* [Records with drawing code]
━━━━━━━━━━━━━━━━
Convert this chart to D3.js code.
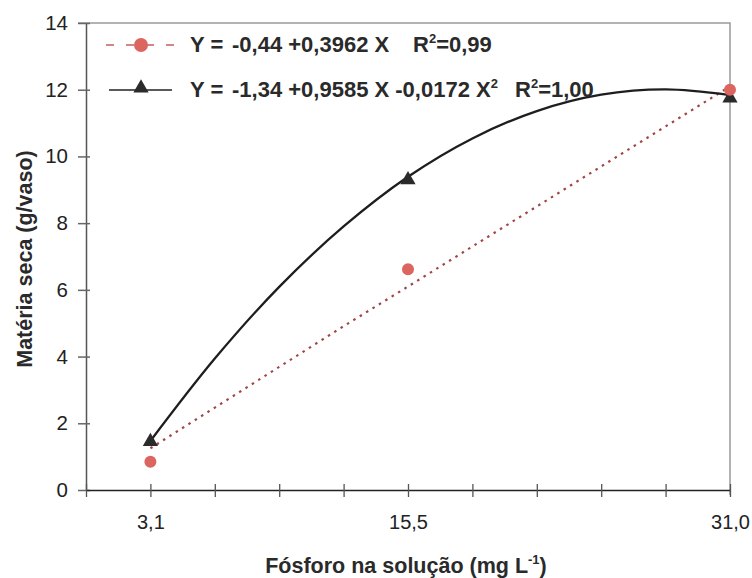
<!DOCTYPE html>
<html>
<head>
<meta charset="utf-8">
<script src="https://cdn.jsdelivr.net/npm/d3@7"></script>
<style>
  body { margin: 0; background: #fff; }
  text { font-family: "Liberation Sans", Arial, sans-serif; }
</style>
</head>
<body>
<script>
// fosforo levels on the x axis (one tick every 3,1)
var xSteps = [3.1, 6.2, 9.3, 12.4, 15.5, 18.6, 21.7, 24.8, 27.9, 31.0];
var xLabels = [3.1, 15.5, 31.0];
var yTicks = [0, 2, 4, 6, 8, 10, 12, 14];

// observed points
var obsX = [3.1, 15.5, 31.0];
var linearObs = [0.85, 6.62, 12.0];   // red circles
var quadObs = [1.45, 9.3, 11.75];     // black triangles

// fitted lines at each tick
var linearFit = [1.25, 2.47, 3.69, 4.91, 6.1, 7.3, 8.5, 9.7, 10.9, 12.1];
var quadFit = [1.47, 3.94, 6.09, 7.9, 9.39, 10.54, 11.36, 11.85, 12.01, 11.84];

var w = 752, h = 578;
var pL = 86, pR = 730, pT = 23, pB = 490; // plot box

var svg = d3.select("body").append("svg")
    .attr("width", w)
    .attr("height", h);

var x = d3.scaleLinear().domain([0, 31]).range([pL, pR]);
var y = d3.scaleLinear().domain([0, 14]).range([pB, pT]);

// plot frame (top + right in light gray)
svg.append("path")
    .attr("d", "M" + (pL - 8) + "," + pT + "H" + pR + "V" + (pB + 5))
    .attr("fill", "none")
    .attr("stroke", "#9a9a9a")
    .attr("stroke-width", 1.5);

// y axis
var yAxis = d3.axisLeft(y)
    .tickValues(yTicks)
    .tickSize(0)
    .tickPadding(18)
    .tickFormat(d3.format("d"));
var gy = svg.append("g")
    .attr("transform", "translate(" + pL + ",0)")
    .call(yAxis);
gy.select(".domain").attr("stroke", "#555").attr("stroke-width", 1.5);
gy.selectAll(".tick line").remove();
gy.selectAll(".tick").append("line")
    .attr("x1", -8).attr("x2", 4)
    .attr("stroke", "#666").attr("stroke-width", 1.5);
gy.selectAll(".tick text")
    .attr("fill", "#222")
    .style("font-size", "20.5px");

// x axis
var xAxis = d3.axisBottom(x)
    .tickValues([0].concat(xSteps))
    .tickSize(0)
    .tickPadding(25)
    .tickFormat(function(d) {
        return xLabels.indexOf(d) >= 0 ? d3.format(".1f")(d).replace(".", ",") : "";
    });
var gx = svg.append("g")
    .attr("transform", "translate(0," + pB + ")")
    .call(xAxis);
gx.select(".domain").attr("stroke", "#222").attr("stroke-width", 1.5);
gx.selectAll(".tick line").remove();
gx.selectAll(".tick").append("line")
    .attr("y1", -6).attr("y2", 7)
    .attr("stroke", "#555").attr("stroke-width", 1.3);
gx.selectAll(".tick text")
    .attr("fill", "#222")
    .style("font-size", "20px");

// axis titles
svg.append("text")
    .attr("transform", "translate(32,259) rotate(-90)")
    .attr("text-anchor", "middle")
    .style("font-size", "21.5px")
    .style("font-weight", "bold")
    .attr("fill", "#2a2a2a")
    .text("Matéria seca (g/vaso)");

var xt = svg.append("text")
    .attr("x", 406)
    .attr("y", 573)
    .attr("text-anchor", "middle")
    .style("font-size", "21.5px")
    .style("font-weight", "bold")
    .attr("fill", "#2a2a2a");
xt.append("tspan").text("Fósforo na solução (mg L");
xt.append("tspan").attr("dy", -9).style("font-size", "13px").text("-1");
xt.append("tspan").attr("dy", 9).text(")");

// fitted lines
var line = d3.line()
    .x(function(d, i) { return x(xSteps[i]); })
    .y(function(d) { return y(d); });

svg.append("path")
    .datum(linearFit)
    .attr("d", line)
    .attr("fill", "none")
    .attr("stroke", "#a04545")
    .attr("stroke-width", 2.2)
    .attr("stroke-dasharray", "2.5,5");

svg.append("path")
    .datum(quadFit)
    .attr("d", line.curve(d3.curveCatmullRom.alpha(0.5)))
    .attr("fill", "none")
    .attr("stroke", "#1e1e1e")
    .attr("stroke-width", 2.3);

// markers
var tri = d3.symbol().type(d3.symbolTriangle).size(100);

svg.selectAll(".tri")
    .data(quadObs)
    .enter()
    .append("path")
    .attr("class", "tri")
    .attr("d", tri)
    .attr("transform", function(d, i) {
        return "translate(" + x(obsX[i]) + "," + y(d) + ")";
    })
    .attr("fill", "#2b2b2b");

svg.selectAll(".dot")
    .data(linearObs)
    .enter()
    .append("circle")
    .attr("class", "dot")
    .attr("cx", function(d, i) { return x(obsX[i]); })
    .attr("cy", function(d) { return y(d); })
    .attr("r", 6)
    .attr("fill", "#dc6560");

// legend
var lg = svg.append("g");

lg.append("line")
    .attr("x1", 106).attr("x2", 176).attr("y1", 45).attr("y2", 45)
    .attr("stroke", "#c06060").attr("stroke-width", 1.3)
    .attr("stroke-dasharray", "8,12");
lg.append("circle")
    .attr("cx", 141).attr("cy", 45).attr("r", 7)
    .attr("fill", "#dc6560");

lg.append("line")
    .attr("x1", 109).attr("x2", 172).attr("y1", 90).attr("y2", 90)
    .attr("stroke", "#222").attr("stroke-width", 1.3);
lg.append("path")
    .attr("d", d3.symbol().type(d3.symbolTriangle).size(100))
    .attr("transform", "translate(141,88)")
    .attr("fill", "#2b2b2b");

function legendText(yPos, parts) {
    var t = lg.append("text")
        .attr("y", yPos)
        .style("font-size", "22px")
        .style("font-weight", "bold")
        .attr("fill", "#2a2a2a");
    parts.forEach(function(p) {
        var s = t.append("tspan").text(p.t);
        if (p.x !== undefined) s.attr("x", p.x).attr("dy", 0);
        if (p.sup) s.attr("dy", -9).style("font-size", "13px");
        if (p.after) s.attr("dy", 9);
    });
}

legendText(52, [
    {t: "Y =", x: 190},
    {t: "-0,44 +0,3962 X", x: 232},
    {t: "R", x: 413},
    {t: "2", sup: true},
    {t: "=0,99", after: true}
]);
legendText(97, [
    {t: "Y =", x: 190},
    {t: "-1,34 +0,9585 X -0,0172 X", x: 232},
    {t: "2", sup: true},
    {t: "R", x: 515, after: true},
    {t: "2", sup: true},
    {t: "=1,00", after: true}
]);
</script>
</body>
</html>
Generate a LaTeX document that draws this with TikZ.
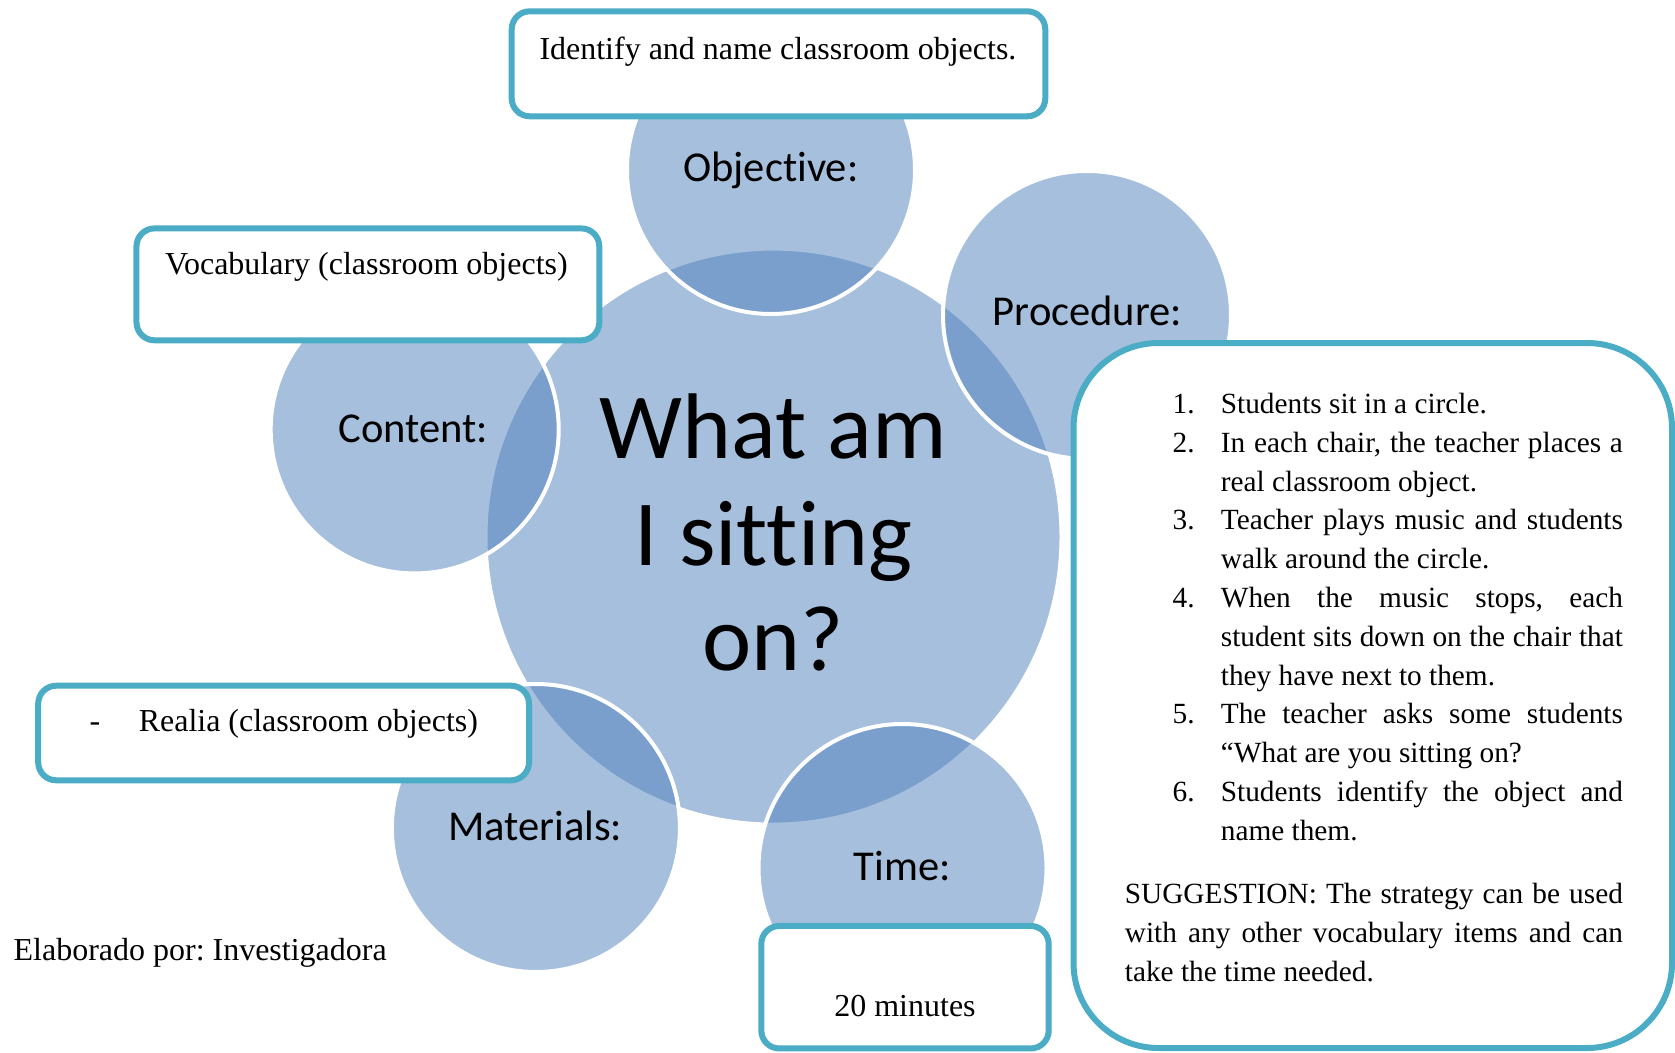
\documentclass[tikz,border=0pt]{standalone}
\usepackage{fontspec}
\setmainfont{Liberation Serif}
\newfontfamily\calibri{Carlito}[Ligatures={NoCommon}]
\frenchspacing
\definecolor{vennblue}{HTML}{4F81BD}
\definecolor{boxteal}{HTML}{4BACC6}
\newcommand\numl[2]{\makebox[48.2bp][l]{#1}#2}
\newcommand\numj[2]{\makebox[48.2bp][l]{#1}\makebox[402bp][s]{#2}}
\newcommand\contj[1]{\makebox[402bp][s]{#1}}
\newcommand\sugj[1]{\makebox[498bp][s]{#1}}
\tikzset{
  venn/.style={circle, fill=vennblue, fill opacity=0.5, draw=white, draw opacity=1,
    line width=4bp, inner sep=0, minimum size=288bp},
  tbox/.style={rectangle, draw=boxteal, line width=6bp, fill=white, rounded corners=18bp, inner sep=0},
  serifbig/.style={font=\fontsize{32.1}{38}\selectfont, inner sep=0},
  seriflist/.style={font=\fontsize{29.4}{38.8}\selectfont, inner sep=0, anchor=base west},
  vlabel/.style={font=\calibri\fontsize{42.7}{50}\selectfont, inner sep=0, anchor=base},
  vtitle/.style={font=\calibri\fontsize{93.6}{106}\selectfont, inner sep=0, anchor=base},
}
\begin{document}
\begin{tikzpicture}[x=1bp, y=-1bp]
\useasboundingbox (0,0) rectangle (1675,1052);
\fill[white] (0,0) rectangle (1675,1052);

% circles
\node[venn, minimum size=576bp] (main) at (773.5,536.6) {};
\node[venn] (obj) at (771,170) {};
\node[venn] (proc) at (1087,315) {};
\node[venn] (cont) at (414.7,429.4) {};
\node[venn] (mat) at (535.9,828) {};
\node[venn] (time) at (902.5,868) {};

% boxes
\node[tbox, minimum width=533.6bp, minimum height=105bp] (objbox) at (778.5,63.8) {};
\node[tbox, minimum width=462.8bp, minimum height=111.9bp] (vocbox) at (367.9,284.35) {};
\node[tbox, minimum width=490.8bp, minimum height=94.6bp] (realbox) at (283.6,733) {};
\node[tbox, minimum width=287.4bp, minimum height=122.5bp] (timebox) at (905,987.2) {};
\node[tbox, rounded corners=85bp, minimum width=598.5bp, minimum height=705bp] (procbox) at (1372.75,695.5) {};

% circle texts
\node[vtitle] (t1) at (773.5,458.3) {What am};
\node[vtitle] (t2) at (773.5,565) {I sitting};
\node[vtitle] (t3) at (773.5,670) {on?};
\node[vlabel] (lobj) at (770.8,181.7) {Objective:};
\node[vlabel] (lproc) at (1087.5,325) {Procedure:};
\node[vlabel] (lcont) at (413.3,442.7) {Content:};
\node[vlabel] (lmat) at (535.2,840) {Materials:};
\node[vlabel] (ltime) at (902.5,880.7) {Time:};

% box texts
\node[serifbig, anchor=base west] (objtxt) at (539.3,59.3) {Identify and name classroom objects.};
\node[serifbig, anchor=base] (voctxt) at (366.4,274) {Vocabulary (classroom objects)};
\node[serifbig, anchor=base west] (realtxt) at (89.5,731.7) {\makebox[49.1bp][l]{-}Realia (classroom objects)};
\node[serifbig, anchor=base] (timetxt) at (905,1016.7) {20 minutes};
\node[serifbig, anchor=base west] (credit) at (13.5,960) {Elaborado por: Investigadora};

% procedure list
\node[seriflist] (p1) at (1172.5,413.5) {\numl{1.}{Students sit in a circle.}};
\node[seriflist] (p2) at (1172.5,452.3) {\numj{2.}{In each chair, the teacher places a}};
\node[seriflist] (p3) at (1220.7,491.1) {real classroom object.};
\node[seriflist] (p4) at (1172.5,529.9) {\numj{3.}{Teacher plays music and students}};
\node[seriflist] (p5) at (1220.7,568.7) {walk around the circle.};
\node[seriflist] (p6) at (1172.5,607.5) {\numj{4.}{When the music stops, each}};
\node[seriflist] (p7) at (1220.7,646.3) {\contj{student sits down on the chair that}};
\node[seriflist] (p8) at (1220.7,685.1) {they have next to them.};
\node[seriflist] (p9) at (1172.5,723.9) {\numj{5.}{The teacher asks some students}};
\node[seriflist] (p10) at (1220.7,762.7) {“What are you sitting on?};
\node[seriflist] (p11) at (1172.5,801.5) {\numj{6.}{Students identify the object and}};
\node[seriflist] (p12) at (1220.7,840.3) {name them.};
\node[seriflist] (s1) at (1124.7,903) {\sugj{SUGGESTION: The strategy can be used}};
\node[seriflist] (s2) at (1124.7,942) {\sugj{with any other vocabulary items and can}};
\node[seriflist] (s3) at (1124.7,981) {take the time needed.};
\end{tikzpicture}
\end{document}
━━━━━━━━━━━━━━━━
* [Directions]
Scan the material above for the string "this" and return the lines that hold it.

* [Final result]
Convert this chart to D3.js code.
Generate a LaTeX document that draws this with TikZ.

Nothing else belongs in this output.